Brookfield Infrastructure Partners delivered good news on Wednesday morning in the form of solid quarterly earnings and a 13 per cent distribution increase. Liking the new numbers, investors sent the stock 6 per cent higher.
Yet they also reacted to the company's new long-term strategy for its Australian railroad. In its filing, Brookfield acknowledged that its transport division has been hindering profits, largely because WestNet Rail doesn’t have much grain to move around following a massive drought. To change things up, the company has revamped the railroad.
Rather than continue to centre its railroad around grain, Brookfield has signed new contracts to move iron ore starting next year. That’s a big change for the business that was acquired in Brookfield’s acquisition of Prime Infrastructure in 2010 (formerly Babcock & Brown Infrastructure, which Brookfield recapitalized a year earlier).
Not only has the company changed its railway focus, it has also signed long-term transportation take-or-pay contracts, which means Brookfield will be paid a minimum amount each year, regardless how much iron ore it transports. If the company transports more than the minimum volume, it will get paid an extra amount.
Brookfield is touting the new contracts because they offer stable cash flows that investors can count on. That enables the firm to go out to the market and issue new debt, because it knows it will be able to meet interest payments.
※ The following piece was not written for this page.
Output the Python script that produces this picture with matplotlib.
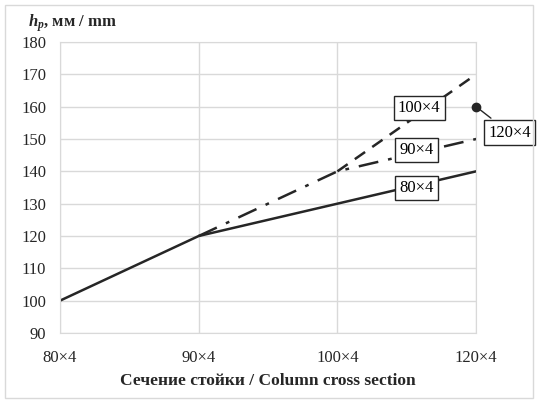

The new contracts also leave current investors with something to look forward to. After announcing the distribution increase, chief executive officer Sam Pollock said that the infrastructure group currently has a payout ratio of 50 per cent of its funds from operation. That's still below his desired 60 to 70 per cent target. Although Mr. Pollock wouldn’t commit to an increase, it's fairly easy to read between the lines and see that he would like to pay more out to shareholders when he revisits the distribution next year.